In an exercise, given the average lifetime $\tau$ of a particle, the author estimates the minimum energy using the uncertainty principle formula : $\Delta E \Delta t \geq \hbar/2$, assuming $\Delta t = \tau$ and interpreting $\Delta E$ as the minimum energy.
Shouldn't $\Delta E$ and $\Delta t$ be uncertainties and not minimum or average values ?
Best Answer
If we model particle decay as a Poisson process, then the probability density function for decay is an exponential distribution:
$$f(t;\lambda)=Ce^{-\lambda t},\text{where } t\in[0,\infty).$$
The normalization factor $C$ can be found by integrating over the time domain and requiring that the total probability be equal to $1$.

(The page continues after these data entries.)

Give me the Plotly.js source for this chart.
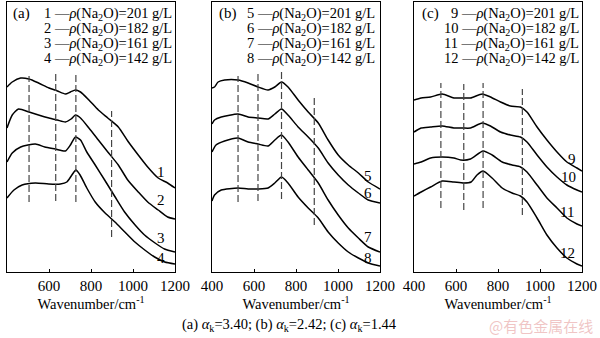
<!DOCTYPE html>
<html><head><meta charset="utf-8">
<script src="https://cdn.plot.ly/plotly-3.0.1.min.js"></script>
<style>html,body{margin:0;padding:0;background:#fff}#chart{width:600px;height:338px}</style>
</head><body><div id="chart"></div>
<script>
// ---- data (wavenumber in cm^-1, intensity in arbitrary units) ----
const wn1 = [400,425,465,505,550,600,640,678,702,726,750,790,835,880,930,975,1025,1070,1120,1165,1200];
const s1  = [185,190,194,193,189,184,181,178,180,182,180,172,162,154,145,131,117,105,94,89,84];
const wn2 = [400,425,455,505,550,600,640,678,705,726,750,790,835,880,930,975,1025,1070,1120,1165,1200];
const s2  = [144,157,163,160,157,154,152,150,153,157,154,144,132,120,107,92,80,70,62,55,53];
const wn3 = [400,425,465,535,580,630,678,702,726,750,780,820,865,915,960,1010,1055,1105,1150,1200];
const s3  = [110,119,125,128,125,123,121,127,135,132,120,107,92,75,60,47,37,29,23,20];
const wn4 = [400,433,472,535,598,654,685,709,728,748,780,820,867,914,961,1009,1056,1103,1151,1200];
const s4  = [74,82,87,89,88,88,90,97,102,97,84,70,59,50,40,30,22,15,10,8];

const wn5 = [400,412,429,460,524,572,619,667,699,731,762,810,858,906,953,1001,1049,1097,1144,1200];
const s5  = [184,185,190,192,192,189,185,182,185,190,185,172,160,149,132,117,107,99,90,83];
const wnB = [400,412,444,524,572,619,667,699,731,762,810,858,906,953,1001,1049,1097,1144,1200];
const s6  = [148,152,155,158,155,154,153,158,163,157,145,135,124,109,97,87,79,72,69];
const wn7 = [400,419,460,524,572,619,667,699,731,762,810,858,906,953,1001,1049,1097,1144,1200];
const s7  = [120,127,131,134,130,128,126,132,137,130,115,102,89,72,57,44,34,25,20];
const s8  = [71,77,82,84,83,83,84,89,95,89,75,64,54,40,29,20,14,9,6];

const wnC = [400,434,479,534,590,630,669,725,764,812,859,907,938,986,1033,1081,1128,1176,1200];
const s9  = [172,174,175,178,174,174,174,178,175,170,166,165,160,145,132,120,110,104,101];
const s10 = [140,144,145,146,144,144,144,149,146,140,137,135,130,117,105,95,87,82,80];
const wn11 = [400,434,479,534,590,622,669,729,772,820,867,907,938,986,1033,1081,1128,1176,1200];
const s11 = [108,110,114,115,114,112,113,121,117,110,107,105,100,87,74,64,54,48,46];
const wn12 = [400,434,479,534,590,637,672,700,729,772,820,867,907,938,986,1033,1081,1128,1176,1200];
const s12 = [76,80,85,91,90,89,90,97,101,94,84,79,76,70,54,37,24,14,8,6];

// dashed reference lines: position, lower end, upper end
const dashA = [505,632,728,898], dashALo = [70,71,70,35], dashAHi = [196,198,197,161];
const dashB = [524,619,731,887], dashBLo = [70,71,73,47], dashBHi = [196,198,200,174];
const dashC = [528,637,729,916], dashCLo = [64,62,64,57], dashCHi = [189,188,189,183];

// curve labels
const labA = ['1','2','3','4'], labAx = [1135,1135,1132,1132], labAy = [100,72,34,14];
const labB = ['5','6','7','8'], labBx = [1144,1144,1144,1144], labBy = [96,79,35,14];
const labC = ['9','10','11','12'], labCx = [1152,1138,1129,1129], labCy = [113,95,60,19];

const conc = ['201','182','161','142'];
const xTicks = [400,600,800,1000,1200];
const alphaK = ['3.40','2.42','1.44'];

// ---- build ----
const F = '"Liberation Serif", "Times New Roman", serif';
const traces = [];
function curve(x, y, ax){
  traces.push({x:x, y:y, xaxis:'x'+ax, yaxis:'y'+ax, mode:'lines', type:'scatter',
    line:{color:'#000', width:1.5, shape:'spline', smoothing:0.6}, hoverinfo:'skip', showlegend:false});
}
function dashes(pos, lo, hi, ax){
  pos.forEach((p,i)=>traces.push({x:[p,p], y:[lo[i],hi[i]], xaxis:'x'+ax, yaxis:'y'+ax, mode:'lines', type:'scatter',
    line:{color:'#444', width:1.2, dash:'7px,3px'}, hoverinfo:'skip', showlegend:false}));
}
curve(wn1,s1,''); curve(wn2,s2,''); curve(wn3,s3,''); curve(wn4,s4,'');
curve(wn5,s5,'2'); curve(wnB,s6,'2'); curve(wn7,s7,'2'); curve(wnB,s8,'2');
curve(wnC,s9,'3'); curve(wnC,s10,'3'); curve(wn11,s11,'3'); curve(wn12,s12,'3');
dashes(dashA,dashALo,dashAHi,''); dashes(dashB,dashBLo,dashBHi,'2'); dashes(dashC,dashCLo,dashCHi,'3');

const yDom = [66/338, 336.5/338];
function xax(d){
  return {domain:d, range:[400,1200], tickvals:xTicks, ticktext:xTicks.map(String), ticks:'inside', ticklen:3,
    tickcolor:'#000', showline:true, mirror:true, linecolor:'#000', linewidth:1, showgrid:false, zeroline:false,
    tickfont:{family:F, size:15, color:'#000'},
    title:{text:'Wavenumber/cm<sup>-1</sup>', font:{family:F, size:14.5, color:'#000'}, standoff:4}};
}
function yax(anchor){
  return {domain:yDom, range:[0,270.5], showticklabels:false, ticks:'', showline:true, mirror:true,
    linecolor:'#000', linewidth:1, showgrid:false, zeroline:false, anchor:anchor};
}
const ann = [];
function px(x){return x/600;} function py(y){return 1-y/338;}
const panels = [
  {tag:'(a)', tagx:11, right:173.5, nums:labA, lx:labAx, ly:labAy, ax:''},
  {tag:'(b)', tagx:216.5, right:377, nums:labB, lx:labBx, ly:labBy, ax:'2'},
  {tag:'(c)', tagx:420, right:580.5, nums:labC, lx:labCx, ly:labCy, ax:'3'}
];
const legY = [14,29,44,59];
panels.forEach(p=>{
  ann.push({xref:'paper', yref:'paper', x:px(p.tagx), y:py(14), xanchor:'left', yanchor:'middle', showarrow:false,
    text:p.tag, font:{family:F, size:15, color:'#000'}});
  p.nums.forEach((n,i)=>{
    ann.push({xref:'paper', yref:'paper', x:px(p.right), y:py(legY[i]), xanchor:'right', yanchor:'middle', showarrow:false,
      text:n+' —<i>ρ</i>(Na<sub>2</sub>O)='+conc[i]+' g/L', font:{family:F, size:14.5, color:'#000'}});
    ann.push({xref:'x'+p.ax, yref:'y'+p.ax, x:p.lx[i], y:p.ly[i], xanchor:'center', yanchor:'middle', showarrow:false,
      text:n, font:{family:F, size:15, color:'#000'}});
  });
});
ann.push({xref:'paper', yref:'paper', x:px(289), y:py(325), xanchor:'center', yanchor:'middle', showarrow:false,
  text:'(a) <i>α</i><sub>k</sub>='+alphaK[0]+'; (b) <i>α</i><sub>k</sub>='+alphaK[1]+'; (c) <i>α</i><sub>k</sub>='+alphaK[2],
  font:{family:F, size:14.5, color:'#000'}});
ann.push({xref:'paper', yref:'paper', x:px(595), y:py(325), xanchor:'right', yanchor:'middle', showarrow:false,
  text:'@有色金属在线', font:{family:'"Noto Sans CJK SC"', size:15, color:'rgba(225,140,140,0.5)'}});

const layout = {
  width:600, height:338, margin:{l:0,r:0,t:0,b:0}, paper_bgcolor:'#fff', plot_bgcolor:'#fff', showlegend:false,
  xaxis:xax([7/600,175/600]), xaxis2:xax([212/600,380/600]), xaxis3:xax([414/600,582/600]),
  yaxis:yax('x'), yaxis2:yax('x2'), yaxis3:yax('x3'),
  annotations:ann
};
layout.xaxis.anchor='y'; layout.xaxis2.anchor='y2'; layout.xaxis3.anchor='y3';
Plotly.newPlot('chart', traces, layout, {staticPlot:true, displayModeBar:false});
</script></body></html>
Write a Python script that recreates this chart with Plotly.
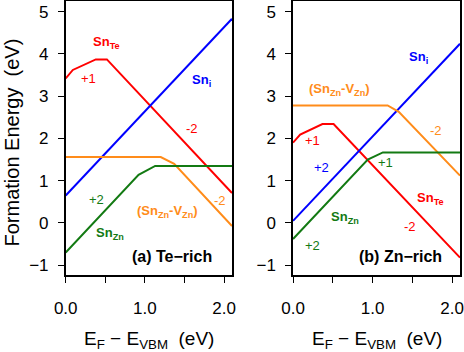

$$1=\int_0^{\infty}f(t;\lambda)\,dt=\int_0^{\infty}Ce^{-\lambda t}\,dt=\dfrac{C}{\lambda},$$
hence, $C=\lambda$.
The mean lifetime $\tau=\langle t\rangle$ under this distribution is
$$\langle t\rangle=\int_0^{\infty}t\,f(t;\lambda)\,dt=\int_0^{\infty}t\,\lambda e^{-\lambda t}\,dt=\frac{1}{\lambda},$$
so we can replace $\lambda$ with $\frac{1}{\tau}$ in our formulas. Then you can verify that the second moment of distribution is
$$\langle t^2\rangle=\int_0^{\infty}t^2\,f(t;\tau^{-1})\,dt=2\tau^2,$$
and so standard deviation is:
$$\left(\Delta t\right)^2=\langle t^2\rangle-\langle t\rangle^2=2\tau^2-\tau^2=\tau^2\\ \implies\Delta t=\tau.$$
As for the energy uncertainty, if the energy radiated by the decay is some value $E$, then energy that has been released from decay at time $t$ is either zero (if the decay hasn't happened yet) or $E$ (if the decay has already happened). So the spread of possible values is just $E$. If I ask you to guess a number between 0 and 100, you probably won't guess right but you will at least have a maximum uncertainty to within 100. So it's not unreasonable in this case to estimate the minimum uncertainty of energy here as simply the minimum energy itself. It'll least give the correct order of magnitude.